Both defendants challenged their sentences on procedural and substantive grounds. The Third Circuit reiterated the three step process to be applied by sentencing courts post-Booker, specifically: (1) properly calculating the Guidelines range; (2) formally ruling on the parties’ motions and if granting a departure stating how that departure affects the Guidelines calculations; and (3) exercising its discretion by considering all § 3553(a) factors and determining the appropriate sentence.
The Third Circuit noted that its review is two-fold, with the first duty being to ensure that the district court committed no significant procedural error in arriving at its decision, "such as failing to calculate (or improperly calculating) the Guidelines, treating the Guidelines as mandatory, failing to consider the § 3553(a) factors, selecting a sentence based on clearly erroneous facts, or failing to adequately explain the chosen sentence - including an explanation for any deviation from the Guidelines range" (quoting Gall). It then stated that it will review the district court’s decision under an abuse-of-discretion standard, but noted that the amount of deference it gives will depend on the type of procedural error asserted on appeal. By way of example, the Court said that it would hold that a district court abused its discretion if the sentencing decision was based on a clearly erroneous factual conclusion or an erroneous legal conclusion. The Court held that its review is highly deferential if the asserted procedural error is purely factual, but that it will not defer to a district court when the asserted procedural error is purely legal. Once the Third Circuit has determined that no procedural error has been committed, it will review the substantive reasonableness of the sentence under an abuse-of-discretion standard, regardless of whether the sentence falls within the Guidelines range.
The Court rejected Brown and Wise’s challenges to their sentences, including an allegation that their Guidelines range was incorrectly calculated because lower crack Guidelines took affect during the pendency of their appeal. The panel held that the rule requiring application of the version of the Guidelines in effect on the date of sentencing continues to apply, with two exceptions: (1) if applying the version of the Guidelines in effect on the date of sentencing presents an ex post facto problem, and (2) if a subsequent Guidelines amendment merely clarifies the law in existence at the time of sentencing, as opposed to working a substantive change in the law.
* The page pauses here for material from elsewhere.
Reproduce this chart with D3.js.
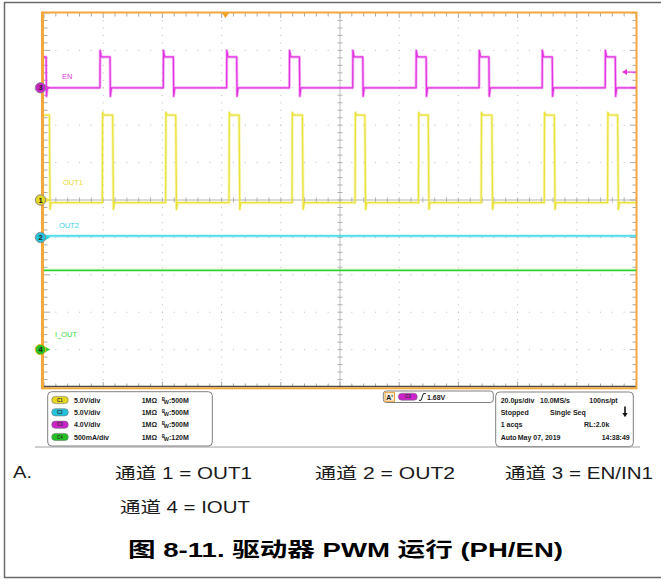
<!DOCTYPE html>
<html><head><meta charset="utf-8">
<script src="https://cdn.jsdelivr.net/npm/d3@7"></script>
<style>body{margin:0;background:#fff}svg{display:block}</style>
</head><body><svg id="c" width="661" height="582"></svg>
<script>
// ---------------- data ----------------
const channelIds = ["C1", "C2", "C3", "C4"];
const channelNames = ["OUT1", "OUT2", "EN", "I_OUT"];
const channelScaleText = ["5.0V/div", "5.0V/div", "4.0V/div", "500mA/div"];
const channelUnitsPerDiv = [5, 5, 4, 0.5];
const channelOffsetDiv = [0, -1, 3, -4];
const channelBandwidth = ["500M", "500M", "500M", "120M"];
const channelImpedance = "1MΩ";

const timePerDiv = 20;              // µs / div
const timeDomain = [0, 200];        // µs across screen
const divDomain = [-5, 5];          // vertical divisions

// EN (C3) edges, µs
const enRise = [18.9, 40.3, 61.7, 82.9, 104.3, 125.7, 147.0, 168.3, 189.6];
const enFall = [0.7, 22.3, 43.7, 65.1, 86.3, 107.7, 129.1, 150.3, 171.7, 193.0];
const enLow = 0.0, enHigh = 3.3, enOver = 4.0, enUnder = -0.9;
// OUT1 (C1) edges, µs
const out1Rise = [19.7, 41.1, 62.5, 83.8, 105.1, 126.5, 147.7, 169.0, 190.4];
const out1Fall = [1.8, 23.2, 44.5, 65.9, 87.3, 108.4, 129.8, 151.3, 172.4, 193.8];
const out1Low = -0.36, out1High = 11.35, out1Over = 11.7, out1Under = -1.25;
// OUT2 (C2) and IOUT (C4) levels
const out2Level = 0.2;
const ioutLevel = 1.06;
// trigger
const triggerTime = 61.3;
const triggerLevel = 1.68;
const triggerText = "1.68V";

const timebaseRows = [
  ["20.0µs/div", "10.0MS/s", "100ns/pt"],
  ["Stopped", "Single Seq", ""],
  ["1 acqs", "", "RL:2.0k"],
  ["Auto", "May 07, 2019", "14:38:49"]
];
const notes = ["通道 1 = OUT1", "通道 2 = OUT2", "通道 3 = EN/IN1", "通道 4 = IOUT"];
const caption = "图 8-11. 驱动器 PWM 运行 (PH/EN)";

// ---------------- drawing ----------------
const svg = d3.select("#c");
const X0 = 44, X1 = 636, Y0 = 13, Y1 = 387;
const x = d3.scaleLinear().domain(timeDomain).range([X0, X1]);
const yDiv = d3.scaleLinear().domain(divDomain).range([Y1, Y0]);
const yCh = (i, v) => yDiv(channelOffsetDiv[i] + v / channelUnitsPerDiv[i]);

const colors = ["#ece23c", "#2ed6e6", "#e232e2", "#2ed42e"];
const labelColors = ["#e8dc30", "#30d4e4", "#e040e0", "#40d840"];
const badgeColors = ["#e6d820", "#22c4dc", "#cc22cc", "#22c022"];
const FONT = "'Liberation Sans', Arial, 'Noto Sans CJK SC', sans-serif";

// outer frame
svg.append("line").attr("x1", 4.5).attr("x2", 4.5).attr("y1", 2).attr("y2", 578).attr("stroke", "#6a6a6a").attr("stroke-width", 1.5);
svg.append("line").attr("x1", 4).attr("x2", 661).attr("y1", 2.5).attr("y2", 2.5).attr("stroke", "#6a6a6a").attr("stroke-width", 1.5);
svg.append("line").attr("x1", 4).attr("x2", 661).attr("y1", 577.5).attr("y2", 577.5).attr("stroke", "#6a6a6a").attr("stroke-width", 1.5);

// graticule
const g = svg.append("g");
const majorT = d3.range(timeDomain[0], timeDomain[1] + 0.01, timePerDiv);
const minorT = d3.range(timeDomain[0], timeDomain[1] + 0.01, timePerDiv / 5);
const majorD = d3.range(divDomain[0], divDomain[1] + 0.01, 1);
const minorD = d3.range(divDomain[0], divDomain[1] + 0.01, 0.2);
const midT = (timeDomain[0] + timeDomain[1]) / 2;

// dotted interior lines
majorT.filter(t => t > timeDomain[0] && t < timeDomain[1] && t !== midT).forEach(t => {
  g.selectAll(null).data(minorD.slice(1, -1)).enter().append("rect")
    .attr("x", x(t) - 0.5).attr("y", d => yDiv(d) - 0.5).attr("width", 1).attr("height", 1.2).attr("fill", "#c4c4c4");
});
majorD.filter(d => d > divDomain[0] && d < divDomain[1] && d !== 0).forEach(d => {
  g.selectAll(null).data(minorT.slice(1, -1)).enter().append("rect")
    .attr("x", t => x(t) - 0.6).attr("y", yDiv(d) - 0.5).attr("width", 1.2).attr("height", 1).attr("fill", "#c4c4c4");
});
// centre lines
g.append("line").attr("x1", X0).attr("x2", X1).attr("y1", yDiv(0)).attr("y2", yDiv(0)).attr("stroke", "#b4b4b4").attr("stroke-width", 1);
g.append("line").attr("x1", x(midT)).attr("x2", x(midT)).attr("y1", Y0).attr("y2", Y1).attr("stroke", "#c0c0c0").attr("stroke-width", 1);
g.selectAll(null).data(minorT).enter().append("line")
  .attr("x1", t => x(t)).attr("x2", t => x(t)).attr("y1", yDiv(0) - 2.5).attr("y2", yDiv(0) + 2.5).attr("stroke", "#b0b0b0");
g.selectAll(null).data(minorD).enter().append("line")
  .attr("x1", x(midT) - 2.5).attr("x2", x(midT) + 2.5).attr("y1", d => yDiv(d)).attr("y2", d => yDiv(d)).attr("stroke", "#b0b0b0");
// edge ticks
const isMajT = t => Math.abs(t / timePerDiv - Math.round(t / timePerDiv)) < 1e-6;
const isMajD = d => Math.abs(d - Math.round(d)) < 1e-6;
g.selectAll(null).data(minorT).enter().append("line")
  .attr("x1", t => x(t)).attr("x2", t => x(t)).attr("y1", Y0).attr("y2", t => Y0 + (isMajT(t) ? 5 : 3.5)).attr("stroke", "#a8a8a8");
g.selectAll(null).data(minorT).enter().append("line")
  .attr("x1", t => x(t)).attr("x2", t => x(t)).attr("y1", Y1).attr("y2", t => Y1 - (isMajT(t) ? 5 : 3.5)).attr("stroke", "#a8a8a8");
g.selectAll(null).data(minorD).enter().append("line")
  .attr("x1", X0).attr("x2", d => X0 + (isMajD(d) ? 6 : 3.5)).attr("y1", d => yDiv(d)).attr("y2", d => yDiv(d)).attr("stroke", "#a8a8a8");
g.selectAll(null).data(minorD).enter().append("line")
  .attr("x1", X1).attr("x2", d => X1 - (isMajD(d) ? 6 : 3.5)).attr("y1", d => yDiv(d)).attr("y2", d => yDiv(d)).attr("stroke", "#a8a8a8");
// bottom dark line + orange frame
g.append("line").attr("x1", X0).attr("x2", X1).attr("y1", Y1 - 0.5).attr("y2", Y1 - 0.5).attr("stroke", "#4a4a4a").attr("stroke-width", 1.5);
g.append("rect").attr("x", X0 - 1).attr("y", Y0 - 0.5).attr("width", X1 - X0 + 1.5).attr("height", Y1 - Y0 + 1.8)
  .attr("fill", "none").attr("stroke", "#f2a83c").attr("stroke-width", 2);
g.append("line").attr("x1", X0 - 1.5).attr("x2", X0 - 1.5).attr("y1", Y0 - 1.5).attr("y2", Y1 + 2.3).attr("stroke", "#f2a83c").attr("stroke-width", 3);

// ---------------- traces ----------------
function squareTrace(rises, falls, lo, hi, over, under, riseW, fallW) {
  const ev = rises.map(t => ({ t, up: true })).concat(falls.map(t => ({ t, up: false }))).sort((a, b) => a.t - b.t);
  const pts = [[timeDomain[0], ev[0].up ? lo : hi]];
  ev.forEach(e => {
    if (e.up) pts.push([e.t, lo], [e.t + riseW, over], [e.t + riseW + 0.4, hi]);
    else pts.push([e.t, hi], [e.t + fallW, under], [e.t + fallW + 0.35, lo]);
  });
  pts.push([timeDomain[1], ev[ev.length - 1].up ? hi : lo]);
  return pts;
}
const traces = [
  { i: 3, pts: [[timeDomain[0], ioutLevel], [timeDomain[1], ioutLevel]] },
  { i: 1, pts: [[timeDomain[0], out2Level], [timeDomain[1], out2Level]] },
  { i: 0, pts: squareTrace(out1Rise, out1Fall, out1Low, out1High, out1Over, out1Under, 0.1, 0.25) },
  { i: 2, pts: squareTrace(enRise, enFall, enLow, enHigh, enOver, enUnder, 0.06, 0.12) }
];
const tg = svg.append("g");
traces.forEach(tr => {
  const line = d3.line().x(d => x(d[0])).y(d => yCh(tr.i, d[1]));
  tg.append("path").attr("d", line(tr.pts)).attr("fill", "none").attr("stroke", colors[tr.i])
    .attr("stroke-width", 3).attr("stroke-opacity", 0.35).attr("stroke-linejoin", "round");
  tg.append("path").attr("d", line(tr.pts)).attr("fill", "none").attr("stroke", colors[tr.i])
    .attr("stroke-width", 1.3).attr("stroke-linejoin", "round");
});

// channel labels on screen
const labelPos = [[63, 185], [59, 228], [62, 79], [55, 337]];
channelNames.forEach((n, i) => {
  svg.append("text").attr("x", labelPos[i][0]).attr("y", labelPos[i][1]).text(n)
    .attr("font-family", FONT).attr("font-size", 7.5).attr("fill", labelColors[i]);
});

// channel ground markers
const mk = svg.append("g");
channelIds.forEach((id, i) => {
  const yy = yCh(i, 0);
  mk.append("path").attr("d", `M${X0 + 1},${yy - 3} L${X0 + 6},${yy} L${X0 + 1},${yy + 3} Z`).attr("fill", colors[i]);
  mk.append("circle").attr("cx", 40.5).attr("cy", yy).attr("r", 5.2)
    .attr("fill", badgeColors[i]).attr("stroke", i === 3 ? "#f0b020" : "#8a8a8a").attr("stroke-width", 1);
  mk.append("text").attr("x", 40.5).attr("y", yy + 2.6).attr("text-anchor", "middle").text(id.slice(1))
    .attr("font-family", FONT).attr("font-size", 7.5).attr("font-weight", "bold").attr("fill", "#222");
});

// trigger position marker & level arrow
const tx = x(triggerTime);
svg.append("path").attr("d", `M${tx - 3.5},${Y0} L${tx + 3.5},${Y0} L${tx},${Y0 + 5} Z`).attr("fill", "#f2a020");
const ty = yCh(2, triggerLevel);
svg.append("line").attr("x1", X1 - 12).attr("x2", X1).attr("y1", ty).attr("y2", ty).attr("stroke", colors[2]).attr("stroke-width", 1.3);
svg.append("path").attr("d", `M${X1 - 14},${ty} L${X1 - 9},${ty - 3} L${X1 - 9},${ty + 3} Z`).attr("fill", colors[2]);

// ---------------- info panel ----------------
svg.append("line").attr("x1", 35).attr("x2", 640).attr("y1", 447).attr("y2", 447).attr("stroke", "#a0a0a0").attr("stroke-width", 1);
const ip = svg.append("g").attr("font-family", FONT).attr("font-weight", "bold").attr("fill", "#1a1a1a");
ip.append("rect").attr("x", 47.7).attr("y", 391.7).attr("width", 164.6).attr("height", 54.3).attr("rx", 4)
  .attr("fill", "#fff").attr("stroke", "#808080");
const rowY = [400, 412.3, 424.7, 437];
channelIds.forEach((id, i) => {
  const yy = rowY[i];
  ip.append("rect").attr("x", 51.7).attr("y", yy - 3.6).attr("width", 16.6).attr("height", 7.2).attr("rx", 3.6)
    .attr("fill", badgeColors[i]).attr("stroke", "#707070").attr("stroke-width", 0.6);
  ip.append("text").attr("x", 60).attr("y", yy + 1.7).attr("text-anchor", "middle").text(id)
    .attr("font-size", 4.5).attr("fill", "#333");
  ip.append("text").attr("x", 74).attr("y", yy + 2.7).text(channelScaleText[i]).attr("font-size", 7);
  ip.append("text").attr("x", 141.7).attr("y", yy + 2.7).text(channelImpedance).attr("font-size", 7);
  const bw = ip.append("text").attr("x", 161.7).attr("y", yy + 2.7).attr("font-size", 7);
  bw.append("tspan").text("B").attr("font-size", 4.5).attr("dy", -2.2);
  bw.append("tspan").text("W").attr("font-size", 5.5).attr("dy", 3.2).attr("dx", -1.2);
  bw.append("tspan").text(":" + channelBandwidth[i]).attr("dy", -1);
});

// trigger box
ip.append("rect").attr("x", 383.3).attr("y", 391).attr("width", 110).attr("height", 11.5).attr("rx", 3)
  .attr("fill", "#fff").attr("stroke", "#808080");
ip.append("rect").attr("x", 385).attr("y", 392.3).attr("width", 9.5).attr("height", 9).attr("fill", "#f6ecd8").attr("stroke", "#f0a030").attr("stroke-width", 1);
ip.append("text").attr("x", 386.3).attr("y", 399.8).text("A'").attr("font-size", 7);
ip.append("rect").attr("x", 398.3).attr("y", 393.2).attr("width", 19).attr("height", 7).attr("rx", 3.5)
  .attr("fill", badgeColors[2]).attr("stroke", "#707070").attr("stroke-width", 0.6);
ip.append("text").attr("x", 407.8).attr("y", 398.4).attr("text-anchor", "middle").text("C3").attr("font-size", 4.5).attr("fill", "#333");
ip.append("path").attr("d", "M419,400.3 L421,400.3 L423.4,393.6 L425.8,393.6").attr("fill", "none").attr("stroke", "#1a1a1a").attr("stroke-width", 1);
ip.append("text").attr("x", 427).attr("y", 399.7).text(triggerText).attr("font-size", 7);

// timebase box
ip.append("rect").attr("x", 495.7).attr("y", 392).attr("width", 137.6).attr("height", 54.7).attr("rx", 4)
  .attr("fill", "#fff").attr("stroke", "#808080");
const colX = [[500.7, 540, 589.3], [500.7, 550, 0], [500.7, 0, 584], [500.7, 517.7, 601.7]];
timebaseRows.forEach((row, r) => {
  row.forEach((s, c) => {
    if (!s) return;
    ip.append("text").attr("x", colX[r][c]).attr("y", rowY[r] + 2.7).text(s).attr("font-size", 7);
  });
});
// stop arrow
ip.append("line").attr("x1", 625).attr("x2", 625).attr("y1", 406.5).attr("y2", 414).attr("stroke", "#111").attr("stroke-width", 1.6);
ip.append("path").attr("d", "M622.4,413 L627.6,413 L625,417.2 Z").attr("fill", "#111");

// ---------------- notes & caption ----------------
const nt = svg.append("g").attr("font-family", FONT).attr("fill", "#1a1a1a");
nt.append("text").attr("x", 13).attr("y", 478).text("A.").attr("font-size", 16)
  .attr("textLength", 19).attr("lengthAdjust", "spacingAndGlyphs");
const notePos = [[115, 479, 137], [315, 479, 140], [505, 479, 148], [120, 513, 130]];
notes.forEach((s, i) => {
  nt.append("text").attr("x", notePos[i][0]).attr("y", notePos[i][1]).text(s).attr("font-size", 16)
    .attr("textLength", notePos[i][2]).attr("lengthAdjust", "spacingAndGlyphs");
});
nt.append("text").attr("x", 128).attr("y", 557).text(caption).attr("font-size", 20).attr("font-weight", "bold")
  .attr("fill", "#000").attr("textLength", 435).attr("lengthAdjust", "spacingAndGlyphs");
</script></body></html>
Because the post-sentencing amendment reducing the base offense level applicable to a particular offense is a substantive change, it is not applied retroactively to cases on appeal.
The most significant portion of this opinion, however, may be in its discussion of the defendants’ ability to apply for relief pursuant to 18 U.S.C. § 3582(C)(2), noting that its decision was without prejudice to the defendants’ statutory right to pursue reduced sentences once the amendment to Guidelines § 1B1.10 becomes effective on March 3, 2008. In a footnote, the panel rejected the argument that because the Guidelines are no longer mandatory, defendants need not wait to apply for relief under the new crack cocaine Guidelines pursuant to 18 U.S.C. § 3582(c)(2):
Some may argue that, because the Guidelines are no longer mandatory, defendants need not wait to apply for relief under § 3582(c)(2). That fundamentally misunderstands the limits of Booker. Nothing in that decision purported to obviate the congressional directive on whether a sentence could be reduced based on subsequent changes in the Guidelines. As we have stated before, "[t]he language of the applicable sections could not be clearer: the statute directs the Court to the policy statement, and the policy statement provides that an amendment not listed in subsection (c) may not be applied retroactively pursuant to 18 U.S.C. § 3582(c)(2)." United States v. Thompson, 70 F.3d 279, 281 (3d Cir. 1995).